▶ _Requirement_
For the records that follow, return only the count of lines containing the string "with".

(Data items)
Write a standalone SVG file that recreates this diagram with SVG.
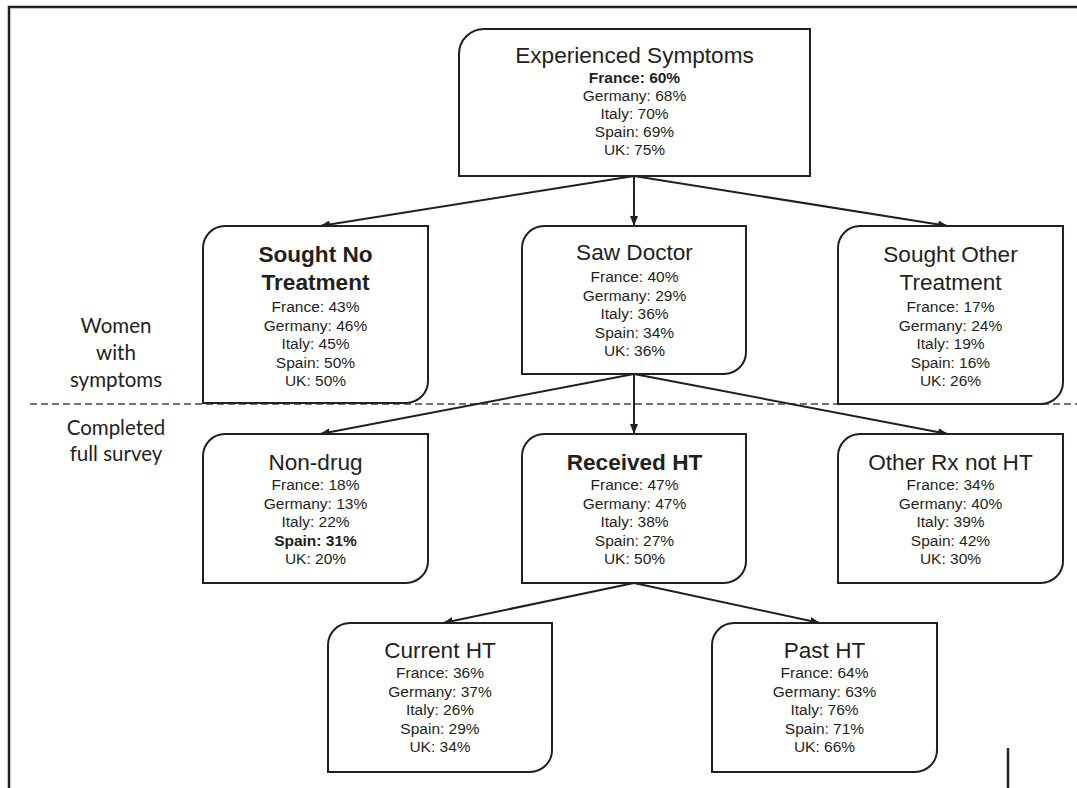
<svg xmlns="http://www.w3.org/2000/svg" width="1077" height="788" viewBox="0 0 1077 788">
<defs>
<marker id="ah" viewBox="0 0 10 8" refX="10" refY="4" markerWidth="10" markerHeight="8" markerUnits="userSpaceOnUse" orient="auto">
<path d="M0,0 L10,4 L0,8 Z" fill="#231f20"/>
</marker>
<style>
.box{fill:#fff;stroke:#231f20;stroke-width:2}
.t{font-family:"Liberation Sans",Arial,sans-serif;fill:#231f20;text-anchor:middle}
.h{font-size:22.6px}
.hb{font-size:22.6px;font-weight:bold}
.s{font-size:15.5px}
.sb{font-size:15.5px;font-weight:bold}
.lab{font-family:Lato,"Open Sans",sans-serif;font-size:20.5px;fill:#231f20;text-anchor:middle}
.c{stroke:#231f20;stroke-width:2;fill:none;marker-end:url(#ah)}
</style>
</defs>
<rect width="1077" height="788" fill="#fff"/>
<g id="frame" stroke="#231f20" stroke-width="2.5" fill="none">
<path d="M9,788 V7 H1077"/>
<path d="M1008,748 V788"/>
</g>
<line x1="30" y1="404" x2="1077" y2="404" stroke="#444" stroke-width="1.5" stroke-dasharray="7,4"/>
<g id="labels">
<text class="lab" x="116" y="333">Women</text>
<text class="lab" x="116" y="360">with</text>
<text class="lab" x="116" y="387">symptoms</text>
<text class="lab" x="116" y="435">Completed</text>
<text class="lab" x="116" y="461">full survey</text>
</g>
<g id="connectors">
<line class="c" x1="634" y1="176" x2="320" y2="226"/>
<line class="c" x1="634" y1="176" x2="634" y2="226"/>
<line class="c" x1="634" y1="176" x2="948" y2="226"/>
<line class="c" x1="634" y1="374" x2="320" y2="434"/>
<line class="c" x1="634" y1="374" x2="634" y2="434"/>
<line class="c" x1="634" y1="374" x2="948" y2="434"/>
<line class="c" x1="634" y1="583" x2="443" y2="623"/>
<line class="c" x1="634" y1="583" x2="820" y2="623"/>
</g>
<g id="experienced">
<path class="box" d="M459,54 A25,25 0 0 1 484,29 H810 V176 H459 Z"/>
<text class="t h" x="634.5" y="63">Experienced Symptoms</text>
<text class="t sb" x="634.5" y="83">France: 60%</text>
<text class="t s" x="634.5" y="101">Germany: 68%</text>
<text class="t s" x="634.5" y="119">Italy: 70%</text>
<text class="t s" x="634.5" y="137">Spain: 69%</text>
<text class="t s" x="634.5" y="155">UK: 75%</text>
</g>
<g id="soughtno">
<path class="box" d="M203,248 A22,22 0 0 1 225,226 H428 V381 A22,22 0 0 1 406,403 H203 Z"/>
<text class="t hb" x="315.5" y="262">Sought No</text>
<text class="t hb" x="315.5" y="290">Treatment</text>
<text class="t s" x="315.5" y="312">France: 43%</text>
<text class="t s" x="315.5" y="330.5">Germany: 46%</text>
<text class="t s" x="315.5" y="349">Italy: 45%</text>
<text class="t s" x="315.5" y="367.5">Spain: 50%</text>
<text class="t s" x="315.5" y="386">UK: 50%</text>
</g>
<g id="sawdoctor">
<path class="box" d="M522,248 A22,22 0 0 1 544,226 H746 V352 A22,22 0 0 1 724,374 H522 Z"/>
<text class="t h" x="634.5" y="260">Saw Doctor</text>
<text class="t s" x="634.5" y="282">France: 40%</text>
<text class="t s" x="634.5" y="300.5">Germany: 29%</text>
<text class="t s" x="634.5" y="319">Italy: 36%</text>
<text class="t s" x="634.5" y="337.5">Spain: 34%</text>
<text class="t s" x="634.5" y="356">UK: 36%</text>
</g>
<g id="soughtother">
<path class="box" d="M838,248 A22,22 0 0 1 860,226 H1063 V382 A22,22 0 0 1 1041,404 H838 Z"/>
<text class="t h" x="950.5" y="262">Sought Other</text>
<text class="t h" x="950.5" y="290">Treatment</text>
<text class="t s" x="950.5" y="312">France: 17%</text>
<text class="t s" x="950.5" y="330.5">Germany: 24%</text>
<text class="t s" x="950.5" y="349">Italy: 19%</text>
<text class="t s" x="950.5" y="367.5">Spain: 16%</text>
<text class="t s" x="950.5" y="386">UK: 26%</text>
</g>
<g id="nondrug">
<path class="box" d="M203,456 A22,22 0 0 1 225,434 H428 V561 A22,22 0 0 1 406,583 H203 Z"/>
<text class="t h" x="315.5" y="470">Non-drug</text>
<text class="t s" x="315.5" y="490">France: 18%</text>
<text class="t s" x="315.5" y="508.5">Germany: 13%</text>
<text class="t s" x="315.5" y="527">Italy: 22%</text>
<text class="t sb" x="315.5" y="545.5">Spain: 31%</text>
<text class="t s" x="315.5" y="564">UK: 20%</text>
</g>
<g id="receivedht">
<path class="box" d="M522,456 A22,22 0 0 1 544,434 H746 V561 A22,22 0 0 1 724,583 H522 Z"/>
<text class="t hb" x="634.5" y="470">Received HT</text>
<text class="t s" x="634.5" y="490">France: 47%</text>
<text class="t s" x="634.5" y="508.5">Germany: 47%</text>
<text class="t s" x="634.5" y="527">Italy: 38%</text>
<text class="t s" x="634.5" y="545.5">Spain: 27%</text>
<text class="t s" x="634.5" y="564">UK: 50%</text>
</g>
<g id="otherrx">
<path class="box" d="M838,456 A22,22 0 0 1 860,434 H1063 V561 A22,22 0 0 1 1041,583 H838 Z"/>
<text class="t h" x="950.5" y="470">Other Rx not HT</text>
<text class="t s" x="950.5" y="490">France: 34%</text>
<text class="t s" x="950.5" y="508.5">Germany: 40%</text>
<text class="t s" x="950.5" y="527">Italy: 39%</text>
<text class="t s" x="950.5" y="545.5">Spain: 42%</text>
<text class="t s" x="950.5" y="564">UK: 30%</text>
</g>
<g id="currentht">
<path class="box" d="M328,645 A22,22 0 0 1 350,623 H552 V750 A22,22 0 0 1 530,772 H328 Z"/>
<text class="t h" x="440" y="658">Current HT</text>
<text class="t s" x="440" y="678">France: 36%</text>
<text class="t s" x="440" y="696.5">Germany: 37%</text>
<text class="t s" x="440" y="715">Italy: 26%</text>
<text class="t s" x="440" y="733.5">Spain: 29%</text>
<text class="t s" x="440" y="752">UK: 34%</text>
</g>
<g id="pastht">
<path class="box" d="M712,645 A22,22 0 0 1 734,623 H937 V750 A22,22 0 0 1 915,772 H712 Z"/>
<text class="t h" x="824.5" y="658">Past HT</text>
<text class="t s" x="824.5" y="678">France: 64%</text>
<text class="t s" x="824.5" y="696.5">Germany: 63%</text>
<text class="t s" x="824.5" y="715">Italy: 76%</text>
<text class="t s" x="824.5" y="733.5">Spain: 71%</text>
<text class="t s" x="824.5" y="752">UK: 66%</text>
</g>
</svg>
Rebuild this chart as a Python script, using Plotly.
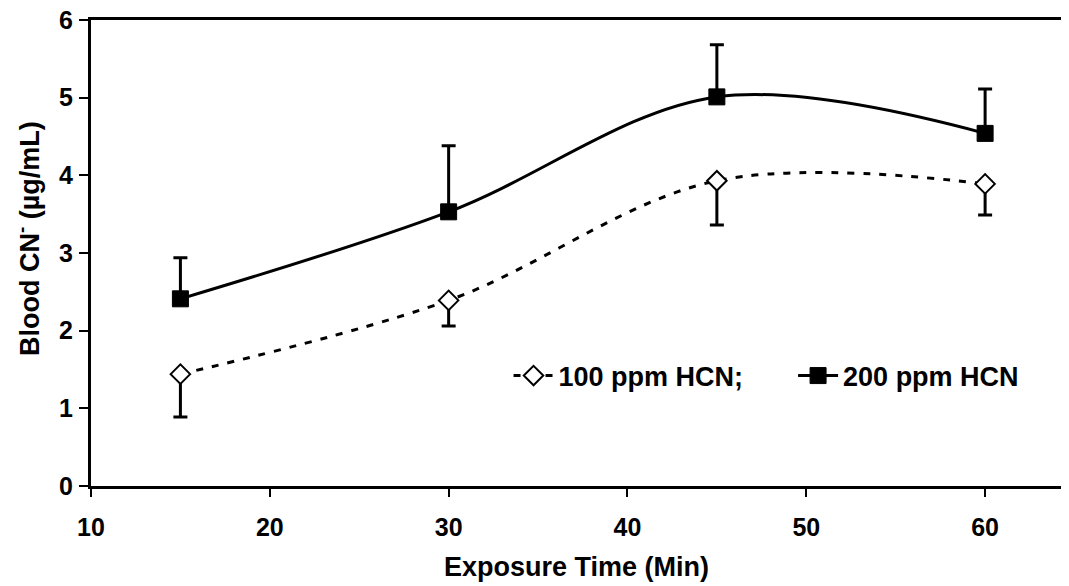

▶ _Task response_
2